Probably [definitely] not the most efficient way to do this, but a string of zeros and ones can be parsed as a number as a base 2 number and converted into a hexadecimal number and finally a buffer.

const bufferFromBinaryString = (binaryRepresentation = '01010101') =>
    Buffer.from(
        parseInt(binaryRepresentation, 2).toString(16), 'hex');

Again, not efficient; but I like this approach because of the relative simplicity.

Thanks for a wonderfully simple class that does just what I need.

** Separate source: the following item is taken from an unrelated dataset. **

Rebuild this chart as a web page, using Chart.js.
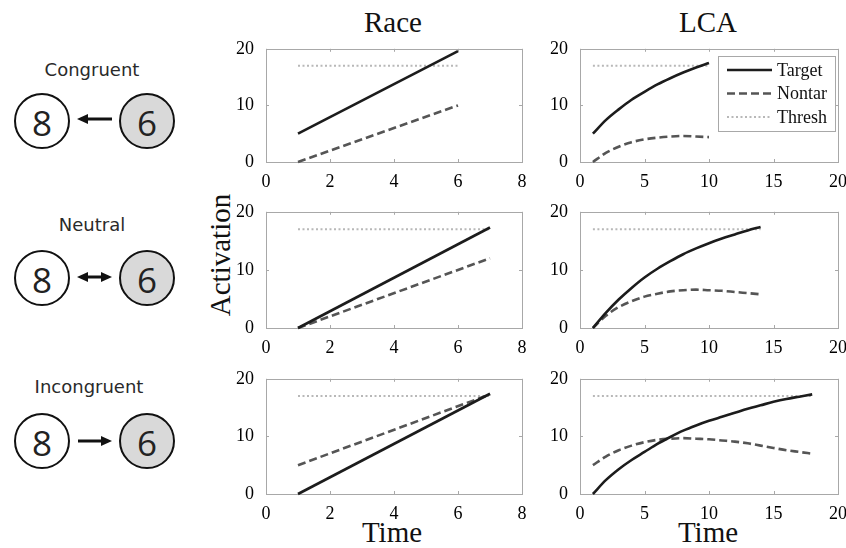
<!DOCTYPE html>
<html>
<head>
<meta charset="utf-8">
<title>Race vs LCA activation</title>
<script src="https://cdn.jsdelivr.net/npm/chart.js@4.4.1/dist/chart.umd.min.js"></script>
<style>
    html, body { margin: 0; padding: 0; background: #fff; overflow: hidden; }
    #stage { position: relative; width: 846px; height: 548px; overflow: hidden; }
    #stage canvas { position: absolute; }
    .serif {
        position: absolute;
        font-family: "Liberation Serif", "Times New Roman", serif;
        font-size: 29px;
        line-height: 1;
        color: #111;
        white-space: nowrap;
    }
    #conditions { position: absolute; left: 0; top: 0; }
</style>
</head>
<body>
<div id="stage">
    <svg id="conditions" width="200" height="548">
        <g font-family="DejaVu Sans, sans-serif" fill="#2a2a2a" text-anchor="middle">
            <text x="92" y="76" font-size="18">Congruent</text>
            <text x="92" y="231" font-size="18">Neutral</text>
            <text x="89" y="393" font-size="18">Incongruent</text>
        </g>
        <!-- Congruent: 8 <- 6 -->
        <circle cx="42" cy="121" r="27" fill="#fff" stroke="#111" stroke-width="2"/>
        <circle cx="147" cy="121" r="27" fill="#d9d9d9" stroke="#111" stroke-width="2"/>
        <line x1="85" y1="119" x2="112" y2="119" stroke="#111" stroke-width="3"/>
        <polygon points="77,119 88,114 88,124" fill="#111"/>
        <!-- Neutral: 8 <-> 6 -->
        <circle cx="42" cy="278" r="27" fill="#fff" stroke="#111" stroke-width="2"/>
        <circle cx="147" cy="278" r="27" fill="#d9d9d9" stroke="#111" stroke-width="2"/>
        <line x1="85" y1="277" x2="104" y2="277" stroke="#111" stroke-width="3"/>
        <polygon points="77,277 88,272 88,282" fill="#111"/>
        <polygon points="112,277 101,272 101,282" fill="#111"/>
        <!-- Incongruent: 8 -> 6 -->
        <circle cx="42" cy="441" r="27" fill="#fff" stroke="#111" stroke-width="2"/>
        <circle cx="147" cy="441" r="27" fill="#d9d9d9" stroke="#111" stroke-width="2"/>
        <line x1="78" y1="441" x2="104" y2="441" stroke="#111" stroke-width="3"/>
        <polygon points="112,441 101,436 101,446" fill="#111"/>
        <g font-family="Open Sans, Noto Sans, sans-serif" font-size="35" fill="#222" text-anchor="middle" dominant-baseline="central">
            <text x="42" y="122">8</text>
            <text x="147" y="122">6</text>
            <text x="42" y="279">8</text>
            <text x="147" y="279">6</text>
            <text x="42" y="442">8</text>
            <text x="147" y="442">6</text>
        </g>
    </svg>

    <div class="serif" style="left:393px; top:8px; transform:translateX(-50%);">Race</div>
    <div class="serif" style="left:708px; top:8px; transform:translateX(-50%);">LCA</div>
    <div class="serif" style="left:392px; top:518px; transform:translateX(-50%);">Time</div>
    <div class="serif" style="left:708px; top:518px; transform:translateX(-50%);">Time</div>
    <div class="serif" style="left:220px; top:255px; transform:translate(-50%, -50%) rotate(-90deg);">Activation</div>

    <canvas id="race-cong"></canvas>
    <canvas id="lca-cong"></canvas>
    <canvas id="race-neut"></canvas>
    <canvas id="lca-neut"></canvas>
    <canvas id="race-incong"></canvas>
    <canvas id="lca-incong"></canvas>
</div>

<script>
// Series names
const seriesLabels = ['Target', 'Nontar', 'Thresh'];

// Tick labels
const raceTicks = [0, 2, 4, 6, 8];
const lcaTicks = [0, 5, 10, 15, 20];
const activationTicks = [0, 10, 20];

// Response threshold (drawn from first to last time step)
const threshold = [17, 17];

// Race model: linear accumulators
const raceCongTime = [1, 6];
const raceCongTarget = [5, 19.6];
const raceCongNontar = [0, 10];

const raceNeutTime = [1, 7];
const raceNeutTarget = [0, 17.3];
const raceNeutNontar = [0, 12];

const raceIncongTime = [1, 7];
const raceIncongTarget = [0, 17.4];
const raceIncongNontar = [5, 17.3];

// LCA model: leaky competing accumulators
const lcaCongTime = [1, 2, 3, 4, 5, 6, 7, 8, 9, 10];
const lcaCongTarget = [5, 7.4, 9.3, 11.0, 12.4, 13.7, 14.8, 15.8, 16.7, 17.5];
const lcaCongNontar = [0, 1.6, 2.7, 3.5, 4.0, 4.3, 4.5, 4.6, 4.5, 4.4];

const lcaNeutTime = [1, 2, 3, 4, 5, 6, 7, 8, 9, 10, 11, 12, 13, 14];
const lcaNeutTarget = [0, 2.6, 4.9, 6.9, 8.7, 10.2, 11.5, 12.7, 13.7, 14.6, 15.4, 16.1, 16.8, 17.4];
const lcaNeutNontar = [0, 2.1, 3.6, 4.6, 5.4, 5.9, 6.3, 6.5, 6.6, 6.5, 6.4, 6.2, 6.0, 5.8];

const lcaIncongTime = [1, 2, 3, 4, 5, 6, 7, 8, 9, 10, 11, 12, 13, 14, 15, 16, 17, 18];
const lcaIncongTarget = [0, 2.4, 4.3, 5.9, 7.3, 8.7, 9.9, 11.0, 11.9, 12.7, 13.4, 14.1, 14.8, 15.4, 16.0, 16.5, 16.9, 17.3];
const lcaIncongNontar = [5, 6.5, 7.6, 8.4, 9.0, 9.4, 9.6, 9.7, 9.6, 9.5, 9.3, 9.1, 8.8, 8.4, 8.0, 7.6, 7.3, 7.0];

// Space around each plot area inside its canvas
const PAD_LEFT = 40, PAD_TOP = 10, PAD_RIGHT = 10, PAD_BOTTOM = 30;
const FRAME_COLOR = '#a8a8a8';
const TICK_FONT = { family: '"Liberation Serif", "Times New Roman", serif', size: 18 };

// Box outline with short inward ticks on all four sides
const framePlugin = {
    id: 'panelFrame',
    beforeDatasetsDraw(chart) {
        const { ctx, chartArea: a, scales } = chart;
        ctx.save();
        ctx.strokeStyle = FRAME_COLOR;
        ctx.lineWidth = 1;
        ctx.strokeRect(Math.round(a.left) + 0.5, Math.round(a.top) + 0.5,
            Math.round(a.right - a.left), Math.round(a.bottom - a.top));
        ctx.beginPath();
        scales.x.ticks.forEach(t => {
            const px = Math.round(scales.x.getPixelForValue(t.value)) + 0.5;
            ctx.moveTo(px, a.bottom); ctx.lineTo(px, a.bottom - 3);
            ctx.moveTo(px, a.top); ctx.lineTo(px, a.top + 3);
        });
        scales.y.ticks.forEach(t => {
            const py = Math.round(scales.y.getPixelForValue(t.value)) + 0.5;
            ctx.moveTo(a.left, py); ctx.lineTo(a.left + 3, py);
            ctx.moveTo(a.right, py); ctx.lineTo(a.right - 3, py);
        });
        ctx.stroke();
        ctx.restore();
    }
};

// Boxed legend in the upper right corner of the plot
const legendPlugin = {
    id: 'panelLegend',
    afterDraw(chart) {
        const { ctx, chartArea: a } = chart;
        const x = Math.round(a.right) - 120, y = Math.round(a.top) + 7, w = 117, h = 75;
        ctx.save();
        ctx.fillStyle = '#fff';
        ctx.fillRect(x, y, w, h);
        ctx.strokeStyle = FRAME_COLOR;
        ctx.lineWidth = 1;
        ctx.strokeRect(x + 0.5, y + 0.5, w, h);
        ctx.font = '18px "Liberation Serif", "Times New Roman", serif';
        ctx.textBaseline = 'middle';
        chart.data.datasets.forEach((ds, i) => {
            const rowY = y + 14 + i * 23.5;
            ctx.beginPath();
            ctx.setLineDash(ds.borderDash || []);
            ctx.strokeStyle = ds.borderColor;
            ctx.lineWidth = ds.borderWidth;
            ctx.moveTo(x + 9, rowY);
            ctx.lineTo(x + 54, rowY);
            ctx.stroke();
            ctx.setLineDash([]);
            ctx.fillStyle = '#111';
            ctx.fillText(ds.label, x + 59, rowY + 1);
        });
        ctx.restore();
    }
};

function toPoints(xs, ys) {
    return xs.map((x, i) => ({ x: x, y: ys[i] }));
}

function makePanel(id, box, xTicks, time, target, nontar, withLegend) {
    const canvas = document.getElementById(id);
    canvas.width = box[2] + PAD_LEFT + PAD_RIGHT;
    canvas.height = box[3] + PAD_TOP + PAD_BOTTOM;
    canvas.style.left = (box[0] - PAD_LEFT) + 'px';
    canvas.style.top = (box[1] - PAD_TOP) + 'px';

    const curved = time.length > 2;
    const ends = [time[0], time[time.length - 1]];

    return new Chart(canvas.getContext('2d'), {
        type: 'line',
        data: {
            datasets: [
                {
                    label: seriesLabels[0],
                    data: toPoints(time, target),
                    borderColor: '#1c1c1c',
                    borderWidth: 2.6,
                    cubicInterpolationMode: curved ? 'monotone' : 'default',
                    clip: 6
                },
                {
                    label: seriesLabels[1],
                    data: toPoints(time, nontar),
                    borderColor: '#555555',
                    borderWidth: 2.6,
                    borderDash: [8, 4],
                    cubicInterpolationMode: curved ? 'monotone' : 'default',
                    clip: 6
                },
                {
                    label: seriesLabels[2],
                    data: toPoints(ends, threshold),
                    borderColor: '#b8b8b8',
                    borderWidth: 2,
                    borderDash: [2, 2.5],
                    clip: 6
                }
            ]
        },
        options: {
            responsive: false,
            animation: false,
            devicePixelRatio: 1,
            layout: { padding: { left: 0, top: PAD_TOP, right: PAD_RIGHT, bottom: 0 } },
            elements: { point: { radius: 0 }, line: { tension: 0 } },
            plugins: { legend: { display: false }, tooltip: { enabled: false } },
            scales: {
                x: {
                    type: 'linear',
                    min: xTicks[0],
                    max: xTicks[xTicks.length - 1],
                    grid: { display: false },
                    border: { display: false },
                    ticks: {
                        stepSize: xTicks[1] - xTicks[0],
                        color: '#000',
                        font: TICK_FONT,
                        padding: 1,
                        maxRotation: 0
                    },
                    afterFit: (scale) => { scale.height = PAD_BOTTOM; }
                },
                y: {
                    min: activationTicks[0],
                    max: activationTicks[activationTicks.length - 1],
                    grid: { display: false },
                    border: { display: false },
                    ticks: {
                        stepSize: activationTicks[1] - activationTicks[0],
                        color: '#000',
                        font: TICK_FONT,
                        padding: 4
                    },
                    afterFit: (scale) => { scale.width = PAD_LEFT; }
                }
            }
        },
        plugins: withLegend ? [framePlugin, legendPlugin] : [framePlugin]
    });
}

document.addEventListener('DOMContentLoaded', () => {
    makePanel('race-cong', [266, 44, 256, 118], raceTicks, raceCongTime, raceCongTarget, raceCongNontar, false);
    makePanel('lca-cong', [580, 44, 258, 118], lcaTicks, lcaCongTime, lcaCongTarget, lcaCongNontar, true);
    makePanel('race-neut', [266, 207, 256, 121], raceTicks, raceNeutTime, raceNeutTarget, raceNeutNontar, false);
    makePanel('lca-neut', [580, 207, 258, 121], lcaTicks, lcaNeutTime, lcaNeutTarget, lcaNeutNontar, false);
    makePanel('race-incong', [266, 374, 256, 120], raceTicks, raceIncongTime, raceIncongTarget, raceIncongNontar, false);
    makePanel('lca-incong', [580, 374, 258, 120], lcaTicks, lcaIncongTime, lcaIncongTarget, lcaIncongNontar, false);
});
</script>
</body>
</html>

I did find a couple of edge-case bugs while testing:

get(n) {
    return (this.backingArray[n/32|0] & 1 << n % 32) != 0
    // test of > 0 fails for bit 31
}

forEach(callback) {
    this.backingArray.forEach((number, container)=>{
        const max = container == this.backingArray.length-1 && this.length%32
            ? this.length%32 : 32;
            // tricky edge-case: at length-1 when length%32 == 0,
            // need full 32 bits not 0 bits
    for(let x=0; x<max; x++) {
        callback((number & 1<<x)!=0, 32*container+x) // see fix in get()
    }
})

My final implementation fixed the above bugs and changed the backArray to be a Uint8Array instead of Array, which avoids signed int bugs.